My parents were the first generation of Lithuanians in several hundred years who had opportunities to leave the land, to obtain an education, to freely choose a profession, a craft, or a career in commerce. My grandparents – who worked the land their entire lives - encouraged and urged their sons and daughters to pursue education, so that they could leave the hard life of being a subsistence farmer, an opportunity that they themselves had been denied. So, Olga, do explain to me how the Lithuanians themselves “chose” not to go into the fields where Jews ended up having monopolies in Lithuania.

But let's continue with History 101.  You quote from your uncle’s letters about the economic hardship his family was experiencing in Lithuania during the world-wide great depression. You also quote some selected parts from Schoenburg & Schoenburg’s Lithuanian Jewish Communities. Let me quote some other parts from Schoenburg & Schoenburg which relate to the Jewish economic condition in Lithuania in the latter part of the 19th and first part of the 20th centuries.  

 “One important manifestation was the phenomenal Jewish birth rate coupled with a relatively low infant mortality rate, which resulted in a large natural increase in the Jewish population.” (p. 29) “Within the Pale, the population [of Jews] was increasing so fast that Jewish competition among themselves was intense, resulting in less compensation and shoddier goods. * * * Job creation by new enterprises was insufficient to keep up with the rapidly increasing Jewish population. * * * The poorest portion of the Pale of Settlement was Lithuania.” (p. 31).

As a result of such economic pressures, many Jews emigrated, but so did many Lithuanians – including four of my great-uncles – because Lithuanian peasant farmers, the former serfs, were even poorer than the Jews. Nonetheless, in 1918, after much struggle, Lithuania gained its independence, and, as I noted above, that was the first time in several hundred years that Lithuanians had a free choice of occupations and began entering trades, professions and commerce. But, at that time, when Jews constituted about 7% of Lithuania’s population, “almost 90 percent of all Lithuanian trade was in Jewish hands.” (The Jews of Lithuania, Masha Greenbaum, p. 271).

So what do you think happened then?  Economic competition is what happened. As Schoenburg and Schoenburg state above, the economic competition within the Jewish community itself was already intense, and as Lithuanians, who had previously been denied the opportunity, began entering occupations previously occupied exclusively by Jews, the economic condition of the Jews did not improve.   And, to make things harder for everyone, it was happening in the middle of a world-wide depression.

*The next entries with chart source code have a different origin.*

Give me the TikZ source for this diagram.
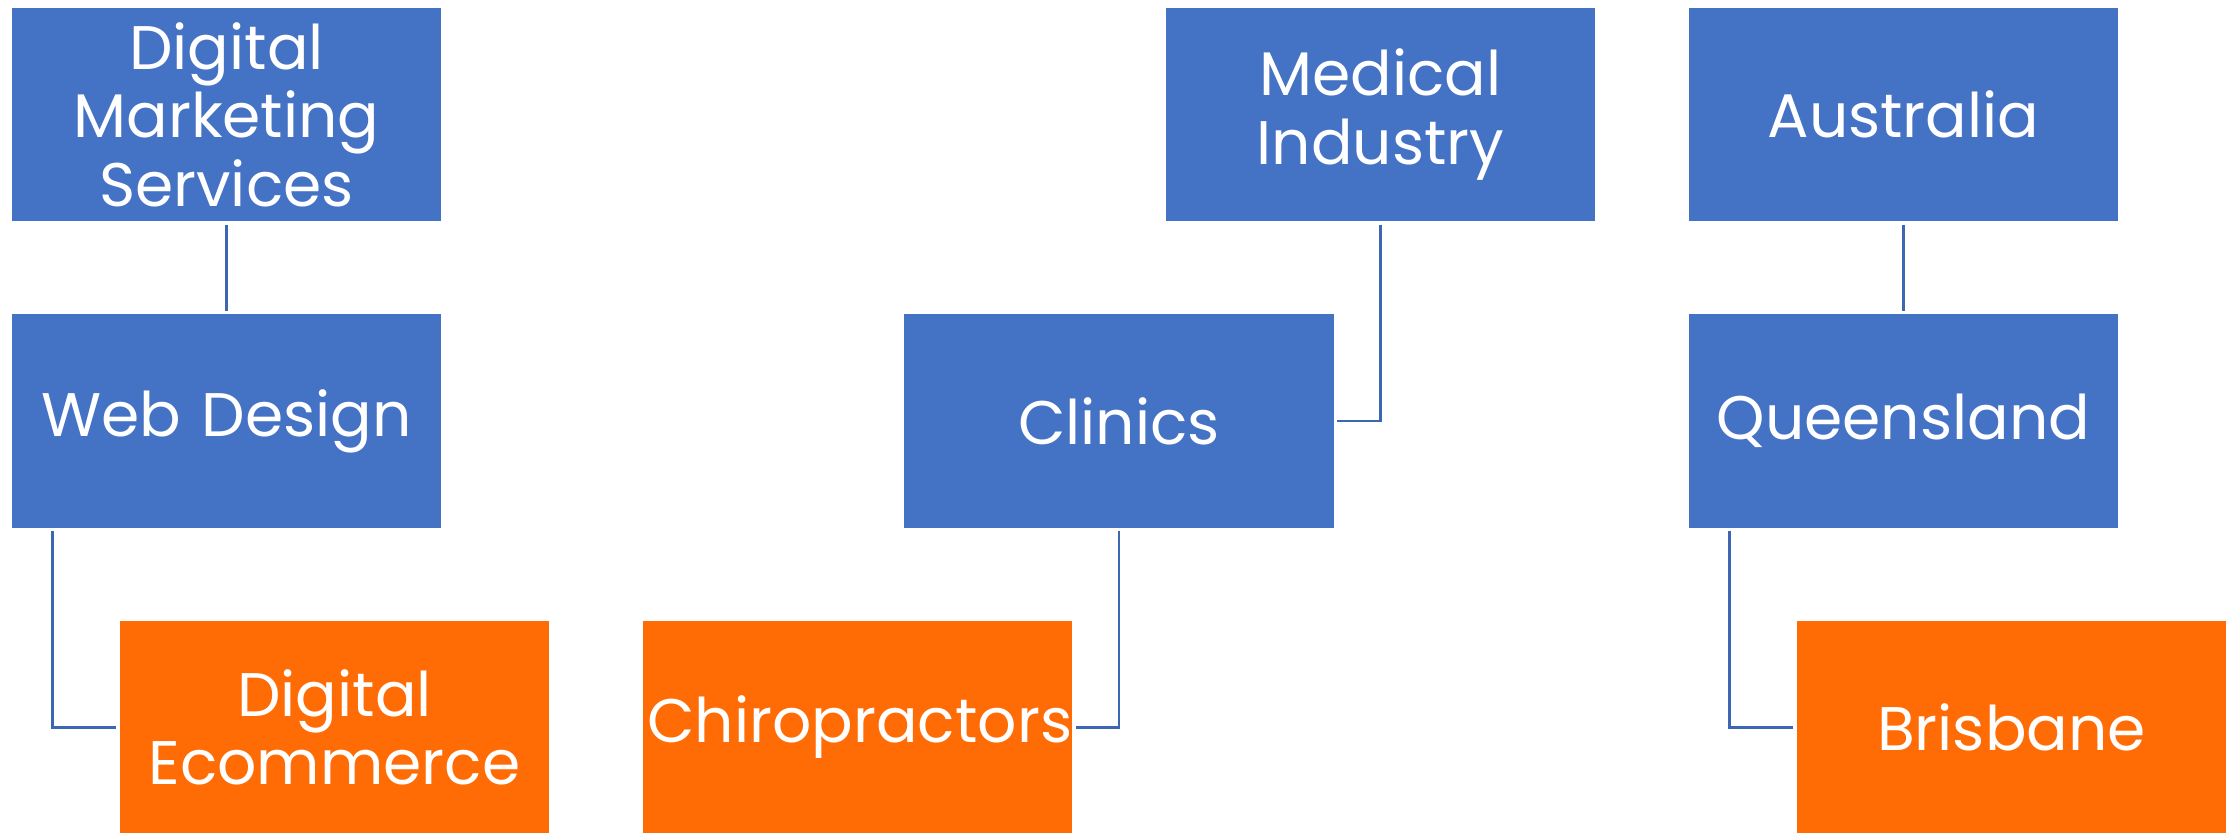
\documentclass[tikz,border=0pt]{standalone}
\usepackage{fontspec}
\setmainfont{Poppins}
\usepackage{tikz}
\usetikzlibrary{positioning}
\definecolor{boxblue}{HTML}{4472C4}
\definecolor{boxorange}{HTML}{FF6C05}
\definecolor{lineblue}{HTML}{3D66B3}

\begin{document}
\begin{tikzpicture}[x=0.01cm, y=-0.01cm]
   \useasboundingbox (0,0) rectangle (2236,832);
   \tikzset{termbox/.style={rectangle, minimum width=4.29cm, minimum height=2.13cm,
      inner sep=0pt, outer sep=1pt, text=white, align=center, text width=4.2cm,
      font=\fontsize{17.5}{19.5}\selectfont}}
   \begin{scope}[every node/.style={termbox, fill=boxblue}]
    \node (dms) at (226.5, 114.5) {Digital\\Marketing\\Services};
    \node (web) at (226.5, 421) {Web Design};
    \node (med) at (1380.5, 114.5) {Medical\\Industry};
    \node (clin) at (1119, 421) {Clinics};
    \node (aus) at (1903.5, 114.5) {Australia};
    \node (qld) at (1903.5, 421) {Queensland};
   \end{scope}
   \begin{scope}[every node/.style={termbox, fill=boxorange}]
    \node (ecom) at (334.5, 727.5) {Digital\\Ecommerce};
    \node (chiro) at (857.5, 727.5) {Chiropractors};
    \node (bris) at (2011.5, 727.5) {Brisbane};
   \end{scope}
   \begin{scope}[every path/.style={draw=lineblue, line width=0.8pt}]
    \draw (dms) -- (web);
    \draw ([xshift=0.44cm]web.south west) |- (ecom.west);
    \draw (med.south) |- (clin.east);
    \draw (clin.south) |- (chiro.east);
    \draw (aus) -- (qld);
    \draw ([xshift=0.44cm]qld.south west) |- (bris.west);
   \end{scope}
\end{tikzpicture}
\end{document}
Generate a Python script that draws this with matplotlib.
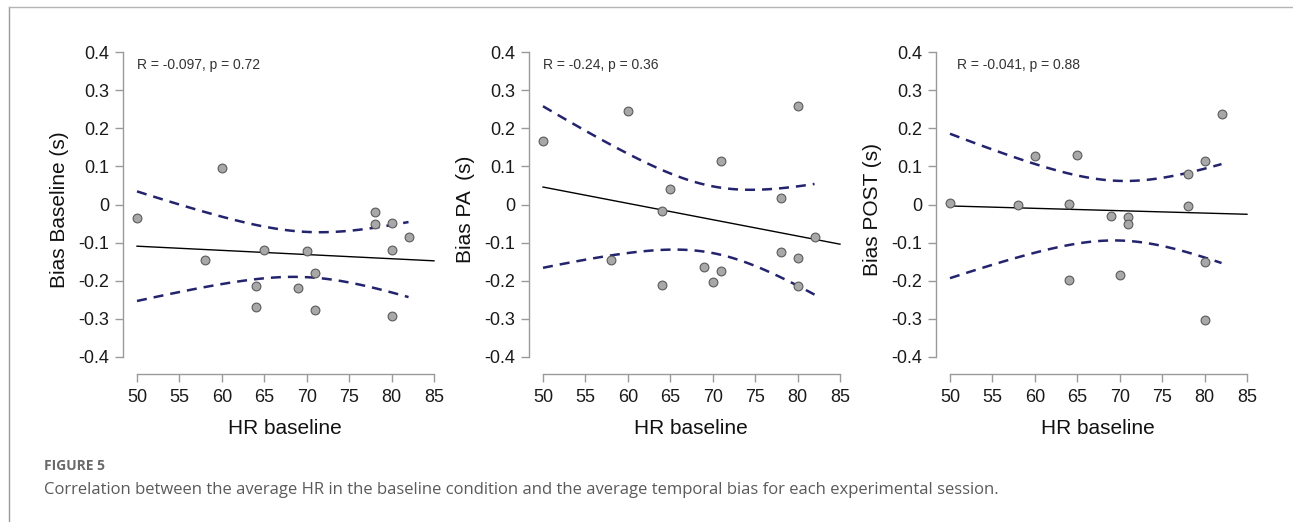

Yes, the government assisted in the establishment of farm cooperatives and related enterprises, just as the US government also has a department of agriculture with farm subsidies and the like.

I hope that the above History 101 lesson answers your question  “when were the Lithuanian people not allowed to have a hand in their country’s economy or barred from any particular occupations.”

I do not understand at all why you feel that my statement that I am disappointed in Lithuania’s vote against Palestinian membership in UNESCO is “ultra-nationalist”.  In essence, my comment was that I was disappointed that Lithuania in voting against the Palestinians chose political expediency over their previously stated consistent policy of support for self-determination for all peoples. And you say this also displays my “negative attitude toward Israel.” Not true. It only displays my difference of opinion from yours regarding one particular policy of Israel.  Are we required to agree with all of Israel’s policies to avoid being considered anti-semitic? When even Jews themselves don’t agree with all of Israel’s policies, are you saying that I need to be more Jewish than Jews themselves?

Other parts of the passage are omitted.